#21 - JRL 2008-101 - JRL Home
RIA Novosti
May 21, 2008
Oil prices up to $130 and keep growing
MOSCOW. (RIA Novosti economic commentator Oleg Mityayev) - Oil has soared to
a mindboggling $130 per barrel, and analysts say its unimpeded growth will
continue.
This is good news for Russia, one of the largest oil exporters. However, fuel
prices are also growing here, and there are no effective mechanisms to restrain
them.
The main reason is the growing demand spurred by rapidly developing Asian
countries, despite the current economic decline in the United States.
Encouraged by high demand and the falling dollar, speculators have increased
investment in oil, gold and other commodities, creating a bubble. Investments in
these assets have grown to $235 billion from $70 billion two years ago.
On May 16, Goldman Sachs, whose oil price forecasts are almost always
correct, upgraded its oil target price for the second half of 2008 from $107 to
$141 per barrel. Early this month, its analyst Arjun N. Murti predicted that oil
prices could reach $150 to $200 per barrel over the next six to 24 months.
The bubble, which is nearly bursting, must deflate. Meanwhile, oil-exporting
countries are raking in billions of petrodollars. With prices of Urals crude
exceeding $100 per barrel this year, Russia is earning as much as $1 billion a
day from hydrocarbons exports.
Growing global oil prices are pushing up the cost of fuel in Russia.
Consumers don't care that Urals has grown by 65% over the past 12 months while
fuel prices, "only" by 20%. The growth of world oil prices is affecting Russia's
domestic fuel prices, but the connection is not direct or proportionate.
What Russian car owners cannot understand is why gasoline costs as much in
Russia, a major oil producer, as in the United States, the world's largest oil
importer. During the latest price hike in May, regular gasoline in the United
States was sold at $3.80 per gallon, which is $1, or 23.75 rubles, per liter. In
Russia, A92 regular cost 22.50 rubles and A95 premium, 23.54 rubles.
Oil is sold in Russia minus huge export duties, or 40% cheaper. Why then is
gasoline so expensive? Oil companies and analysts cannot give a reasonable
answer, and so the logical explanation is monopoly domination on the domestic
oil and gasoline markets.
The most common argument is that there are not enough refining facilities and
oil producers must make up for the losses they sustain from selling fuel oil on
the domestic market cheaply and from paying high oil export duties. Gasoline
prices in Russia are expected to rise by 20%-30% in 2008, most likely this
summer when more people drive, or by early fall. Gasoline demand usually
plummets by November, when Russian oil companies freeze prices until the next
spring.
Russian authorities wonder why prices of Urals crude are set at a discount to
Brent, oil produced in the North Sea. For more than two years now, they have
been trying to set up an oil exchange for international traders and Russian oil
sellers, in order to independently calculate the price of Urals crude. The
government believes it will be even more profitable to sell Russian oil to
western and eastern clients at this exchange than to export it.
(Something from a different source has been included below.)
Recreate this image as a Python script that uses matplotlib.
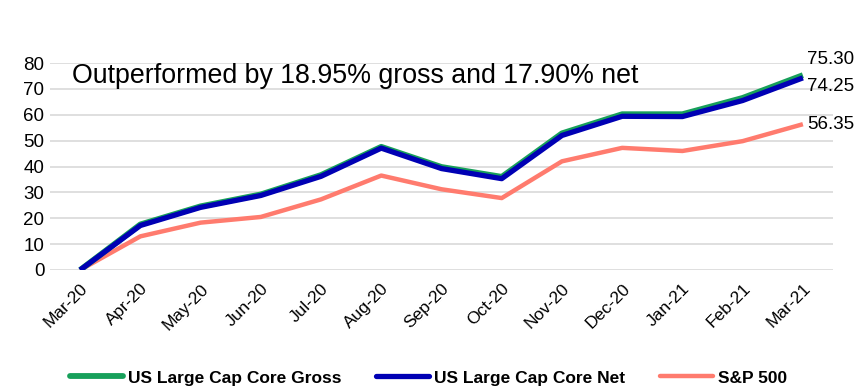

But plans for an oil exchange have somehow transformed into trading in
petrochemicals. This started at the St. Petersburg exchange in early March, but
the number of transactions and their size are small.
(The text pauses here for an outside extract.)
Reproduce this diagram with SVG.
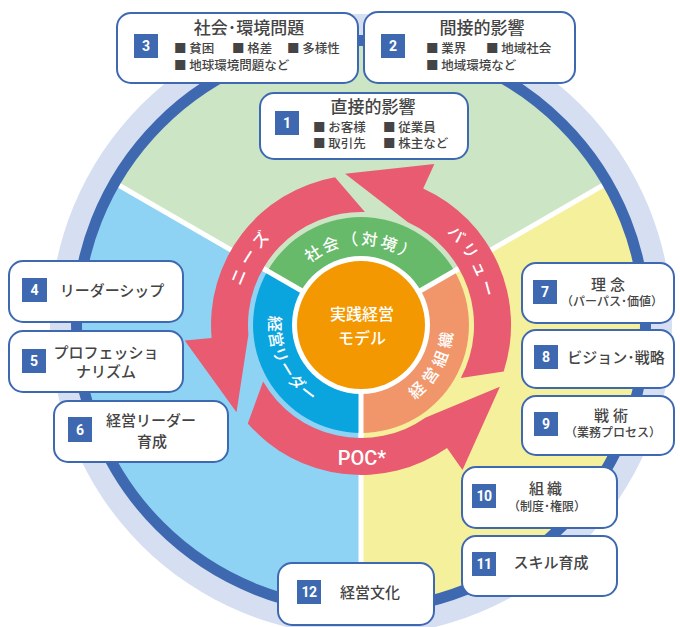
<svg xmlns="http://www.w3.org/2000/svg" width="680" height="627" viewBox="0 0 680 627">
<defs>
<style>
.box{fill:#fff;stroke:#3e69b1;stroke-width:2}
.num{fill:#3e69b1}
.nt{font-family:Roboto,"Liberation Sans",sans-serif;font-weight:700;font-size:14px;fill:#fff;text-anchor:middle}
.t{font-family:"Noto Sans CJK JP","Noto Sans",sans-serif;fill:#444;font-weight:500}
.ti{font-size:17px;text-anchor:middle}
.li{font-size:12.5px}
.m{font-size:15px;text-anchor:middle}
.s{font-size:12px;text-anchor:middle}
.w{font-family:"Noto Sans CJK JP","Noto Sans",sans-serif;fill:#fff;font-weight:500;font-size:16px}
.sep{stroke:#fff;stroke-width:5;stroke-linecap:butt}
.arrow{fill:#e85b71}
</style>
<path id="pNeeds" d="M238.2 353.3 A126 126 0 0 1 332.7 202.2"/>
<path id="pValue" d="M395.7 203.9 A126 126 0 0 1 482.1 359.7"/>
<path id="pSoc" d="M285.8 297.6 A80 80 0 0 1 436.2 297.6"/>
<path id="pLead" d="M277.0 287.6 A92 92 0 0 0 338.7 414.3"/>
<path id="pOrg" d="M381.7 414.6 A92 92 0 0 0 446.9 292.0"/>
</defs>
<rect width="680" height="627" fill="#fff"/>
<g id="background">
<circle cx="361" cy="325" r="311" fill="#d5dff1"/>
<path d="M361 325 L114.2 182.5 A285 285 0 0 1 607.8 182.5 Z" fill="#cbe5c5"/>
<path d="M361 325 L607.8 182.5 A285 285 0 0 1 361 610 Z" fill="#f5f09b"/>
<path d="M361 325 L361 610 A285 285 0 0 1 114.2 182.5 Z" fill="#8fd3f4"/>
<line class="sep" x1="361" y1="325" x2="118.5" y2="185"/>
<line class="sep" x1="361" y1="325" x2="603.5" y2="185"/>
<line class="sep" x1="361" y1="325" x2="361" y2="605"/>
<circle cx="361" cy="325" r="284.5" fill="none" stroke="#3e69b1" stroke-width="11"/>
</g>
<g id="connectors">
<path class="arrow" d="M364.9 212.1 L335.0 177.3 A150 150 0 0 0 211.6 338.1 L184.7 340.4 L236.5 412.2 L248.4 334.8 A113 113 0 0 1 364.9 212.1 Z"/>
<path class="arrow" d="M263.1 381.5 L247.8 423.4 A150 150 0 0 0 447.0 447.9 L462.5 470.0 L499.9 386.8 L425.8 417.6 A113 113 0 0 1 263.1 381.5 Z"/>
<path class="arrow" d="M460.8 378.1 L503.7 371.4 A150 150 0 0 0 423.2 188.5 L434.4 163.9 L345.1 173.8 L407.9 222.2 A113 113 0 0 1 460.8 378.1 Z"/>
<text class="w" letter-spacing="5"><textPath href="#pNeeds" startOffset="50%" text-anchor="middle">ニーズ</textPath></text>
<text class="w" font-size="15" letter-spacing="4"><textPath href="#pValue" startOffset="50%" text-anchor="middle">バリュー</textPath></text>
<text x="362" y="465" font-family="Roboto,'Liberation Sans',sans-serif" font-size="20" font-weight="500" fill="#fff" text-anchor="middle">POC*</text>
</g>
<g id="ring">
<path d="M361 325 L267.5 271 A108 108 0 0 1 454.5 271 Z" fill="#67ba69"/>
<path d="M361 325 L454.5 271 A108 108 0 0 1 361 433 Z" fill="#f0966a"/>
<path d="M361 325 L361 433 A108 108 0 0 1 267.5 271 Z" fill="#0aa4df"/>
<line class="sep" x1="361" y1="325" x2="264" y2="269"/>
<line class="sep" x1="361" y1="325" x2="458" y2="269"/>
<line class="sep" x1="361" y1="325" x2="361" y2="437"/>
<text class="w" letter-spacing="2.5"><textPath href="#pSoc" startOffset="50%" text-anchor="middle">社会（対境）</textPath></text>
<text class="w" letter-spacing="1"><textPath href="#pLead" startOffset="50%" text-anchor="middle">経営リーダー</textPath></text>
<text class="w" letter-spacing="5"><textPath href="#pOrg" startOffset="50%" text-anchor="middle">経営組織</textPath></text>
</g>
<g id="center">
<circle cx="361" cy="325" r="69" fill="#fff"/>
<circle cx="361" cy="325" r="64" fill="#f39800"/>
<text class="w" x="362" y="320" font-size="21" text-anchor="middle">実践経営</text>
<text class="w" x="362" y="344" font-size="21" text-anchor="middle">モデル</text>
</g>
<g id="node-3">
<rect class="box" x="117" y="13" width="241" height="70" rx="14"/>
<rect class="num" x="134" y="34" width="24" height="24"/>
<text class="nt" x="146" y="51">3</text>
<text class="t ti" x="249" y="34">社会･環境問題</text>
<text class="t li"><tspan x="174" y="52.5">■ 貧困</tspan><tspan x="232" y="52.5">■ 格差</tspan><tspan x="287" y="52.5">■ 多様性</tspan><tspan x="174" y="69.5">■ 地球環境問題など</tspan></text>
</g>
<g id="node-2">
<rect class="box" x="364" y="12" width="211" height="71" rx="14"/>
<rect class="num" x="381" y="34" width="24" height="24"/>
<text class="nt" x="393" y="51">2</text>
<text class="t ti" x="482" y="34">間接的影響</text>
<text class="t li"><tspan x="426" y="52.5">■ 業界</tspan><tspan x="486" y="52.5">■ 地域社会</tspan><tspan x="426" y="69.5">■ 地域環境など</tspan></text>
</g>
<g id="node-1">
<rect class="box" x="260" y="93" width="208" height="66" rx="14"/>
<rect class="num" x="275" y="111" width="24" height="24"/>
<text class="nt" x="287" y="128">1</text>
<text class="t ti" x="373" y="113">直接的影響</text>
<text class="t li"><tspan x="313" y="131.5">■ お客様</tspan><tspan x="383" y="131.5">■ 従業員</tspan><tspan x="313" y="147.5">■ 取引先</tspan><tspan x="383" y="147.5">■ 株主など</tspan></text>
</g>
<g id="node-4">
<rect class="box" x="9" y="261" width="174" height="61" rx="14"/>
<rect class="num" x="22" y="278" width="25" height="24"/>
<text class="nt" x="34.5" y="295">4</text>
<text class="t m" x="112" y="295.5">リーダーシップ</text>
</g>
<g id="node-5">
<rect class="box" x="9" y="331" width="174" height="61" rx="14"/>
<rect class="num" x="22" y="349" width="24" height="24"/>
<text class="nt" x="34" y="366">5</text>
<text class="t m" font-size="14.5"><tspan x="106" y="358">プロフェッショ</tspan><tspan x="106" y="377">ナリズム</tspan></text>
</g>
<g id="node-6">
<rect class="box" x="54" y="401" width="174" height="61" rx="14"/>
<rect class="num" x="68" y="417" width="24" height="25"/>
<text class="nt" x="80" y="434.5">6</text>
<text class="t m"><tspan x="151" y="426">経営リーダー</tspan><tspan x="152" y="447">育成</tspan></text>
</g>
<g id="node-7">
<rect class="box" x="522" y="263" width="152" height="60" rx="14"/>
<rect class="num" x="533" y="280" width="24" height="24"/>
<text class="nt" x="545" y="297">7</text>
<text class="t m" x="610" y="289.5" letter-spacing="4">理念</text>
<text class="t s" x="612" y="306">（パーパス･価値）</text>
</g>
<g id="node-8">
<rect class="box" x="522" y="330" width="152" height="58" rx="14"/>
<rect class="num" x="534" y="345" width="24" height="24"/>
<text class="nt" x="546" y="362">8</text>
<text class="t m" x="616" y="362.5">ビジョン･戦略</text>
</g>
<g id="node-9">
<rect class="box" x="522" y="396" width="152" height="59" rx="14"/>
<rect class="num" x="534" y="412" width="24" height="24"/>
<text class="nt" x="546" y="429">9</text>
<text class="t m" x="613" y="420.5" letter-spacing="4">戦術</text>
<text class="t s" x="613" y="437">（業務プロセス）</text>
</g>
<g id="node-10">
<rect class="box" x="462" y="467" width="155" height="61" rx="14"/>
<rect class="num" x="472" y="484" width="24" height="24"/>
<text class="nt" x="484" y="501" font-size="13" letter-spacing="-0.5">10</text>
<text class="t m" x="547" y="493.5" letter-spacing="3">組織</text>
<text class="t s" x="547" y="511">（制度･権限）</text>
</g>
<g id="node-11">
<rect class="box" x="462" y="536" width="155" height="60" rx="14"/>
<rect class="num" x="472" y="552" width="24" height="24"/>
<text class="nt" x="484" y="569" font-size="13" letter-spacing="-0.5">11</text>
<text class="t m" x="551" y="567.5">スキル育成</text>
</g>
<g id="node-12">
<rect class="box" x="278" y="563" width="156" height="62" rx="14"/>
<rect class="num" x="297" y="580" width="24" height="24"/>
<text class="nt" x="309" y="597" font-size="13" letter-spacing="-0.5">12</text>
<text class="t m" x="370" y="597.5" font-size="16">経営文化</text>
</g>
</svg>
The St. Petersburg International Commodity Exchange was set up on April 28
and is to start daily operation by the end of the year. The biggest sensation at
the opening ceremony was the statement by Vladimir Milovidov, head of the
Federal Financial Markets Service. He said the exchange would soon sell
petrochemicals on the domestic market, and that foreign players were not vital
for its operation.
The new exchange is unlikely to sell large amounts of Russian-made
petrochemicals, let alone oil. Russia may fail to introduce transparent pricing
of oil and petrochemicals because the market has long been divided between
several large vertically integrated companies, which control oil production and
refining and filling stations. They have long-term contracts and a network for
selling their output retail and wholesale, and therefore do not need the
exchange.
Ironically, liberal economists say that the situation can be changed only by
a government order to buy petrochemicals for state agencies (35% of the domestic
market) at the exchange, and to allow the state reserve fund not only to buy
commodities but also to sell them at the exchange, and therefore to influence
prices.
But there is a silver lining in this cloud. The lack of an oil exchange in
Russia is keeping domestic oil prices well below global ones. And speculators so
far cannot play with oil contracts aiming to create a bubble like the one
growing on the global commodities markets.